[Entries with chart source code]
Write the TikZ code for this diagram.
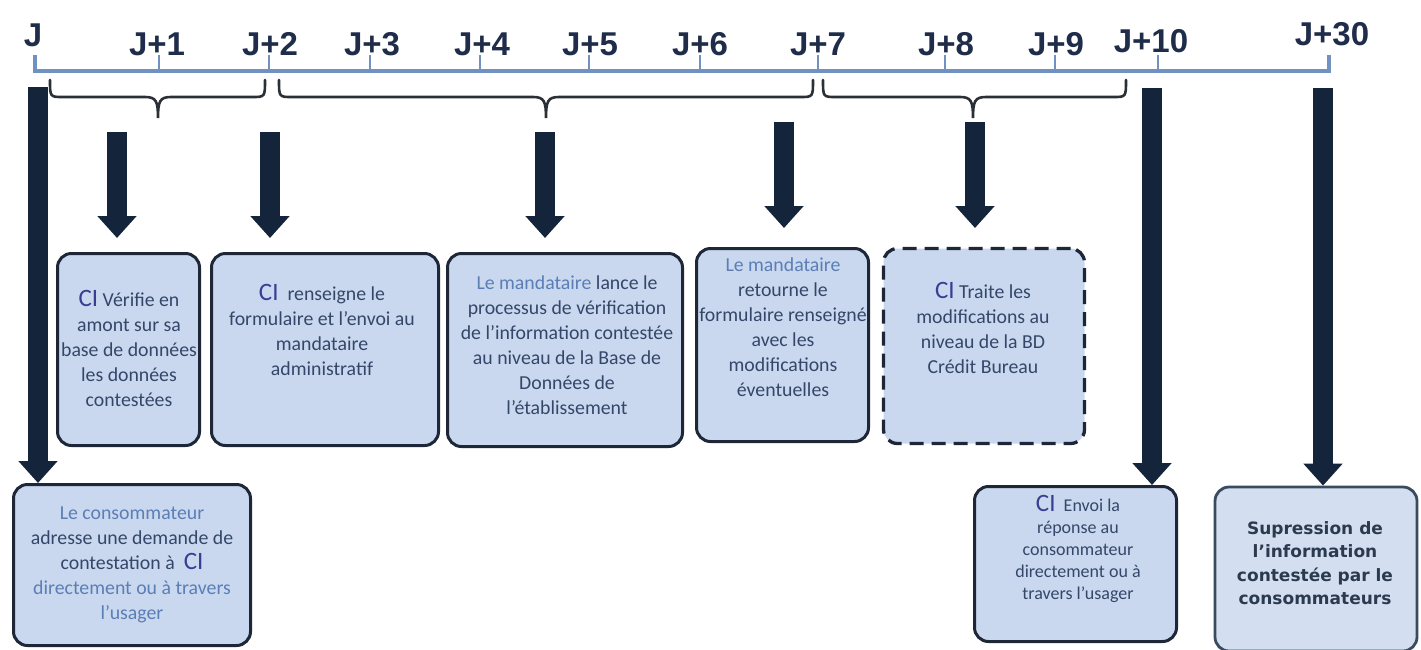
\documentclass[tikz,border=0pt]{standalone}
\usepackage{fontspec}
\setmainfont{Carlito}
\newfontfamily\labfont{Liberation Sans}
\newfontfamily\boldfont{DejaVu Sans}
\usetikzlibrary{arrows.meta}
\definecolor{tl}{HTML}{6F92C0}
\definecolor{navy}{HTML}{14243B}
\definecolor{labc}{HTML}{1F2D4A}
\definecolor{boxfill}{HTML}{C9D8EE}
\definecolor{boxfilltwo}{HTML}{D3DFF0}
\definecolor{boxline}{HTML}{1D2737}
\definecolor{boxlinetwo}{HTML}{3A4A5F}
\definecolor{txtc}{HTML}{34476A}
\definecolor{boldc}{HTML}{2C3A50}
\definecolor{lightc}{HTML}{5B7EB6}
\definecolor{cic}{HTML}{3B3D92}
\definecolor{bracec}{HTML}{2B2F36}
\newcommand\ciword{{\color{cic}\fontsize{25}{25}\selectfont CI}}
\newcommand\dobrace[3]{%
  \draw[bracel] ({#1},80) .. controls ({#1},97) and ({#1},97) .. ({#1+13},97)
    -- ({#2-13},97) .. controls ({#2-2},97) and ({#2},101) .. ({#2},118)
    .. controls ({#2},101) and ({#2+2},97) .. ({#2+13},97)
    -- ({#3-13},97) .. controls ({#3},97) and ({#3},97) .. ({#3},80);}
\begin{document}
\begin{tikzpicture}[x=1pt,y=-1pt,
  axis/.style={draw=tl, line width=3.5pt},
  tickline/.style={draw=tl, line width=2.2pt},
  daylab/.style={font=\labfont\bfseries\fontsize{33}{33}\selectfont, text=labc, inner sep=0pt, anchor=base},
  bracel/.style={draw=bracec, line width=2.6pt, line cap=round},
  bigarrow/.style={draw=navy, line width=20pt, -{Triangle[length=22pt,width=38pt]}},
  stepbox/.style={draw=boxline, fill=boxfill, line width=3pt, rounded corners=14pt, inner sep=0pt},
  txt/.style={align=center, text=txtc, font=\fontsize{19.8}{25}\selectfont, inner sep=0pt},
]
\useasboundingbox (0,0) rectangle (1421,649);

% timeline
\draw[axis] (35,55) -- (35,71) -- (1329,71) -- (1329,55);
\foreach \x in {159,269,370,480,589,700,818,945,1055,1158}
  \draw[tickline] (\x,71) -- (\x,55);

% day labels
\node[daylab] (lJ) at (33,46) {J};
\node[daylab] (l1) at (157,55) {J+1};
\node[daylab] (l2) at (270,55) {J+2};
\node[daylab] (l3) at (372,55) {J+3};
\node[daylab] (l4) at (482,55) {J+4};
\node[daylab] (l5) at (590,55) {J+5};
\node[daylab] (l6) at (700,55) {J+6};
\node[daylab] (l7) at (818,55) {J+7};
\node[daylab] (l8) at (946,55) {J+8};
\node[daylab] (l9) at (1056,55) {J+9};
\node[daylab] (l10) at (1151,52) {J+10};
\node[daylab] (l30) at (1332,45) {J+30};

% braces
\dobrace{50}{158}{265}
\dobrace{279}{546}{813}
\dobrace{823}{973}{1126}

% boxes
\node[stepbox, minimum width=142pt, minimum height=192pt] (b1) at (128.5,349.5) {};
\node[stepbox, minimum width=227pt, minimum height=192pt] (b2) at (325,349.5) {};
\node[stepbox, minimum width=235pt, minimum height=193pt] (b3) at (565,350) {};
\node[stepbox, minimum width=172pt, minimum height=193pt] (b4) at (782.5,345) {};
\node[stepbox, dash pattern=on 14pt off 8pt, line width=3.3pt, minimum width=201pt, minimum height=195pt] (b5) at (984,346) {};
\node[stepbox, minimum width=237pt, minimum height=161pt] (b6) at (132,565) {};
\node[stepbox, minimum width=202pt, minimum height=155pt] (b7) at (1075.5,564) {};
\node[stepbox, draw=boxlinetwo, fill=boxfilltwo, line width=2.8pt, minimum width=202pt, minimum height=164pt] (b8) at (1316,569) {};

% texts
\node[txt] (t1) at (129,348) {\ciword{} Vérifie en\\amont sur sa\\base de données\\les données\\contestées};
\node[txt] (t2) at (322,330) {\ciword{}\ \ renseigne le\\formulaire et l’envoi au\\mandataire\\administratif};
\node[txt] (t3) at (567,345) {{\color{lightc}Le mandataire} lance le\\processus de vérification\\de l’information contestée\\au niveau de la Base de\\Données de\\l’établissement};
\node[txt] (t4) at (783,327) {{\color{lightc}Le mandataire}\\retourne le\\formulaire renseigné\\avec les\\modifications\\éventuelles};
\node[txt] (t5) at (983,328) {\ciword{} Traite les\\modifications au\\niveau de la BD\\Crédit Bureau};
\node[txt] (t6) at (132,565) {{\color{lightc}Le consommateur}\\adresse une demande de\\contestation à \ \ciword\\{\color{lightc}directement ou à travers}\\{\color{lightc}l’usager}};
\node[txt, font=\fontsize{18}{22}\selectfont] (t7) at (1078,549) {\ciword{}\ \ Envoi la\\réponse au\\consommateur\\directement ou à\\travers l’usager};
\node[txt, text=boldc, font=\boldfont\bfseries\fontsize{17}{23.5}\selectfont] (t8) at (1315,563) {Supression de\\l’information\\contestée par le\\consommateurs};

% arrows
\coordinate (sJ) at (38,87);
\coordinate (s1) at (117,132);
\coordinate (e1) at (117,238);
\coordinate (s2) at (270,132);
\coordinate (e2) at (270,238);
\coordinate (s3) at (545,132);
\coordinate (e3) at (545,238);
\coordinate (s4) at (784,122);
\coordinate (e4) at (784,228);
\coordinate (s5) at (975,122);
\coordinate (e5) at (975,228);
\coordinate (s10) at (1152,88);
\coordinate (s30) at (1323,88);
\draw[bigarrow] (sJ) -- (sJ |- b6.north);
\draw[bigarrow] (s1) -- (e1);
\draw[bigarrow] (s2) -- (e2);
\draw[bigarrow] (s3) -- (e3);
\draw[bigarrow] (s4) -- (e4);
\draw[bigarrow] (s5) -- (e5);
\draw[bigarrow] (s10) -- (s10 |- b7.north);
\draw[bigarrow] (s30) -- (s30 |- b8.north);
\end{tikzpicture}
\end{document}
* * *
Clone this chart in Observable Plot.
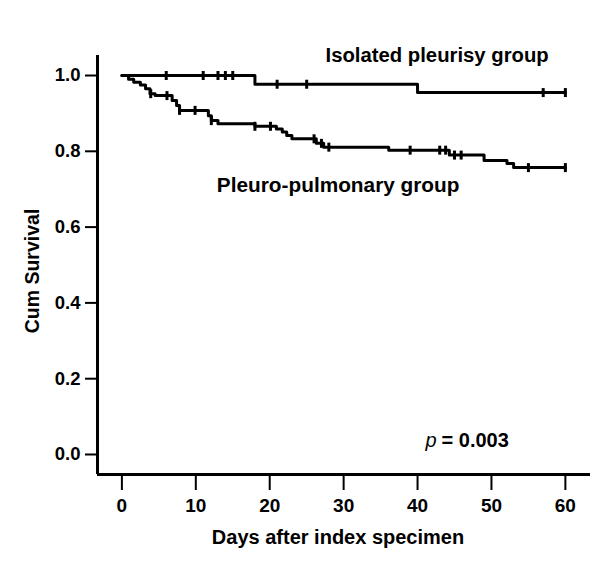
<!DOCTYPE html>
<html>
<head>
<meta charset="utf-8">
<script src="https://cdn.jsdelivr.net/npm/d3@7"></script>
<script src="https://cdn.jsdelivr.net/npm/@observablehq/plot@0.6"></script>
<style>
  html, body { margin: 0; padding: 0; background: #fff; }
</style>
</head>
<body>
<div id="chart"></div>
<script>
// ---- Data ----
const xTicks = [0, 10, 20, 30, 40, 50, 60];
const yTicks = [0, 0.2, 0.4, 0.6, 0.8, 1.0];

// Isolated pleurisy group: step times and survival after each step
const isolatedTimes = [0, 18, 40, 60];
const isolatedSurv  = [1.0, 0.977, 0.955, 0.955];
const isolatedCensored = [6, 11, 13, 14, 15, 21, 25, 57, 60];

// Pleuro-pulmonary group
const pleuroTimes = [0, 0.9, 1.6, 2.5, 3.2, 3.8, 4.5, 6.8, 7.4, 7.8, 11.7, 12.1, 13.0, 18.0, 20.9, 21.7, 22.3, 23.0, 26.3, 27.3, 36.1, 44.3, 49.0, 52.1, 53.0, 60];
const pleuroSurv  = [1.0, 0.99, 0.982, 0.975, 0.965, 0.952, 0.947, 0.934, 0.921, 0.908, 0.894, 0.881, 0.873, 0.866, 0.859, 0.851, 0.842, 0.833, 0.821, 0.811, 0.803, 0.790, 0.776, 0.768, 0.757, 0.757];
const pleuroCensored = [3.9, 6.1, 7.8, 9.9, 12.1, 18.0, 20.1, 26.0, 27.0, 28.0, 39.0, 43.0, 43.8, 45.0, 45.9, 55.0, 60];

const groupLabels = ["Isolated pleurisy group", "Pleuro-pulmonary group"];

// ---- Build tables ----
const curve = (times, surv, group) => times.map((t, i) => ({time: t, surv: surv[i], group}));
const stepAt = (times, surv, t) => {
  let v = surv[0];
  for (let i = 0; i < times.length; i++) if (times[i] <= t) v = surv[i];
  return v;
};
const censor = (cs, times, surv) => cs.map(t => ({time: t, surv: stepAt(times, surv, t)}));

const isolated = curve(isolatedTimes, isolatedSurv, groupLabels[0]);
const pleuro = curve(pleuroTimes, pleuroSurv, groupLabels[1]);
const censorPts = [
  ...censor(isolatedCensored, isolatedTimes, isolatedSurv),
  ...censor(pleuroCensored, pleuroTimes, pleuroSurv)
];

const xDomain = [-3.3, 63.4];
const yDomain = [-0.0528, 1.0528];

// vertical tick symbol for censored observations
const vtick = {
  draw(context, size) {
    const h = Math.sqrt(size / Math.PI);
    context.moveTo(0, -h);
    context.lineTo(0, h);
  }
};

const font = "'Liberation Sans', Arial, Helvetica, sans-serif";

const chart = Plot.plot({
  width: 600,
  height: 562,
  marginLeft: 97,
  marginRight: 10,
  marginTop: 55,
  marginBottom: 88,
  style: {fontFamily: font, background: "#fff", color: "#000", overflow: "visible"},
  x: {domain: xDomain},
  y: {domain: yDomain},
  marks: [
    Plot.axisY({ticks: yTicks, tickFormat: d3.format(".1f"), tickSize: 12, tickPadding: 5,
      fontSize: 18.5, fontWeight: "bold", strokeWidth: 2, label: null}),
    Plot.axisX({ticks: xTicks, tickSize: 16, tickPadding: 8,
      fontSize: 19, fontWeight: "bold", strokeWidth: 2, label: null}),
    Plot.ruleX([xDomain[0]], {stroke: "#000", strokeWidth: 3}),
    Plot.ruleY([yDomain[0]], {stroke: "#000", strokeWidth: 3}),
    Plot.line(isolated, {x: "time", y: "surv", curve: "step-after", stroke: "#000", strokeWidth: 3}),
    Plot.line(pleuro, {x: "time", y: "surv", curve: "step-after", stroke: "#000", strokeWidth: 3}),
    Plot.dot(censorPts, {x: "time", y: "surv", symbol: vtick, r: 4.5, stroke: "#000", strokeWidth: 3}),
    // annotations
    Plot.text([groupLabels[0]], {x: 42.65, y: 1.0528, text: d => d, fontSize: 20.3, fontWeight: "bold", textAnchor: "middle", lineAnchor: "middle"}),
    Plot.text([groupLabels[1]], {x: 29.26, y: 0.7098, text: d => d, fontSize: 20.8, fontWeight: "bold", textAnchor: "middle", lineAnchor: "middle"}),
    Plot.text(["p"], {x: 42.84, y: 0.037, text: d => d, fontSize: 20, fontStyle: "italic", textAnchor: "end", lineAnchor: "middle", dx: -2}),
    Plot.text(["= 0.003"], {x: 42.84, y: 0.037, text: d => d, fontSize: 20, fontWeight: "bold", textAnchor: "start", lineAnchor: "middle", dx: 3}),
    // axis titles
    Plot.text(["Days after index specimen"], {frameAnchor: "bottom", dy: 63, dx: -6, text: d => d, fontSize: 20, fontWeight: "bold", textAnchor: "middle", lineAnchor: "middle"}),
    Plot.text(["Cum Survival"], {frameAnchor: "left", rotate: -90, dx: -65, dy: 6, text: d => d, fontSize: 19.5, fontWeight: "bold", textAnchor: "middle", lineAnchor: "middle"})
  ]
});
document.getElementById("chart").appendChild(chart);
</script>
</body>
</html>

→ Given request: From the records above, extract the lines from the one holding "Clone this chart in Observable Plot." through the one holding "const yTicks = [0, 0.2, 0.4, 0.6, 0.8, 1.0];", word for word; omit the pictures.

→ Output for this exercise:
Clone this chart in Observable Plot.
<!DOCTYPE html>
<html>
<head>
<meta charset="utf-8">
<script src="https://cdn.jsdelivr.net/npm/d3@7"></script>
<script src="https://cdn.jsdelivr.net/npm/@observablehq/plot@0.6"></script>
<style>
  html, body { margin: 0; padding: 0; background: #fff; }
</style>
</head>
<body>
<div id="chart"></div>
<script>
// ---- Data ----
const xTicks = [0, 10, 20, 30, 40, 50, 60];
const yTicks = [0, 0.2, 0.4, 0.6, 0.8, 1.0];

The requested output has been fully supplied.